Друг А. смотрит на меня с обычной в таких случаях укоризной: ну что ж ты не даешь человеку пять минут дураком побыть!
Это да. Со мной в этом смысле всем трудно.
Лучшие из наших современников, – говорю я, – это такая прекрасная девочка-дебил из анекдота[10], которая успела задать вопрос: «А фто, можно было?» – ДО того, как загадать третье желание, а не после.
Любимый кошмар
В списке кошмарных снов, сопровождающих меня в разные периоды жизни (список вполне банальный: тут и крошащиеся зубы, и роковое опоздание на поезд-самолет-пароход, и чудище поганое в зеркале, и всякая там война) есть один самый ужасный и, в то же время, самый прекрасный из страшных снов.
Это всегда вариации на одну и ту же тему: людей едят заживо, причем выедают у них некую самую ценную бессмертную часть, а прочую дрянь оставляют болтаться, как есть. В таких снах мне непременно приходится выдержать несколько сражений с пожирателями, чудом уцелеть, вспомнить предыдущие кошмары на эту тему, сказать себе, что и это сон, разными способами проверить версию, но не проснуться, а «убедиться», что нет, на этот раз все происходит наяву.
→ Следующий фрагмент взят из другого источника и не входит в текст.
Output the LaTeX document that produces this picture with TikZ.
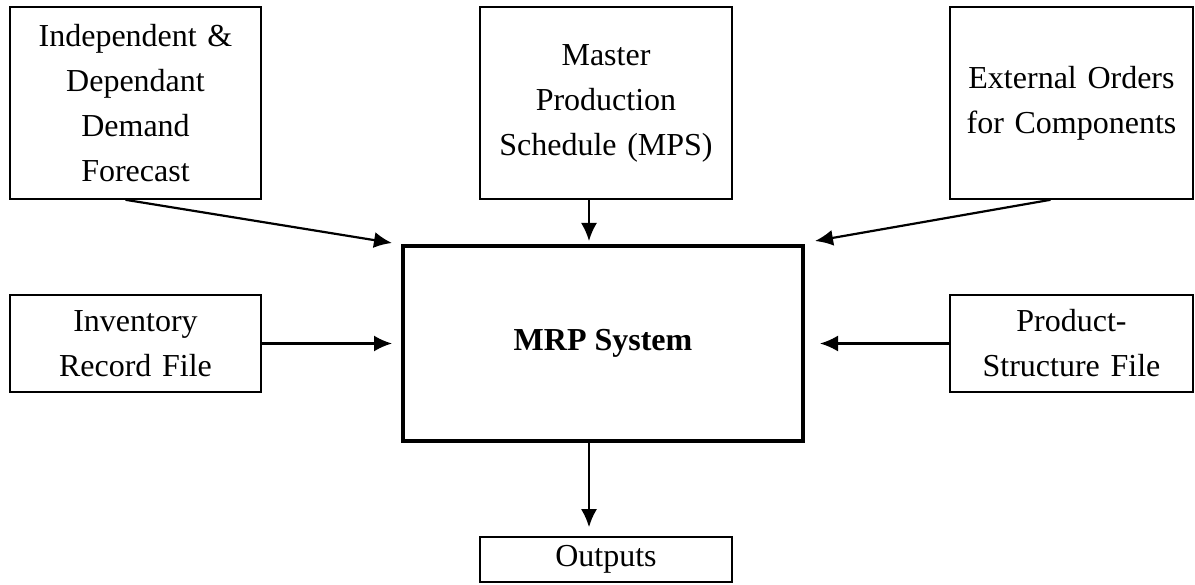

Ну, в общем, понятно, как это бывает.
Почему, собственно, я люблю этот кошмар. Ближе к финалу непременно удается каким-то образом организовать переброску уцелевших в некое соседнее измерение, где все примерно так же, как у нас, только нет пожирателей. То есть отличное место для эмиграции. Переброска почему-то всегда осуществляется автобусами. И в некоторых снах моя работа находить уцелевших, несожранных и приводить их на тайные автобусные остановки, а в некоторых снах водитель автобуса – я и есть.
Любимая моя работа. Потому и кошмар любимый.
Когда я просыпаюсь, наступает настоящий ужас. Потому что некоторое время после пробуждения я совершенно точно «знаю», что мне приснилась чистая правда, и единственное, что изменилось: наяву я вовсе не водитель автобуса, даже не кондуктор. Меня бы кто нашел и увез.
Но потом я наконец просыпаюсь, и это меняет все.
Лютеранство – по крайней мере, изначально, как задумка – о том, что между человеком и Богом не должно быть посредников, всех этих эффективных менеджеров, лопочущих на непонятном ширнармассам (хотя более чем понятном самому Лютеру) языке и отщипывающих от Бога по кусочку на продажу, каждый день на всех утренних рынках Европы свеженький, сытный, легкоусваиваемый всяким простым организмом Бог.
Идея правильная, то есть как минимум прогрессивная, беда в том, что стоит убрать ловких посредников в рясах, как между человеком и Богом тут же встает другой посредник – человеческий косный ум. Который такого наинтерпретирует, что знаете, давайте лучше вернем посредников в рясах, по крайней мере, образованные люди, совсем уж лютого ужоса не наговорят (а наговорят, так ширнармассы все равно ни хрена не поймут, отличная штука – латынь). И кукольные домики для Бога у них красивые, и музыка – зашибись.
Вообще, судя по яростному культуртрегерству Лютера, про косный ум он кое-что понимал, просто переоценил эффективность просвещения, как переоценивает просвещение всякий достаточно хороший, то есть уважающий других людей человек. Оно работает, но медленно. Слишком медленно. Человечество никогда не успевает за своими Лютерами и прочими условными Гагариными. Это печальный факт, но сделать с ним я ничего не могу, когда создам свою Вселенную с блэкджеком и эльфами, там такого безобразия не будет (а вот зимнее море, звездное небо и острое счастье внезапного озарения обязательно из этой передерем).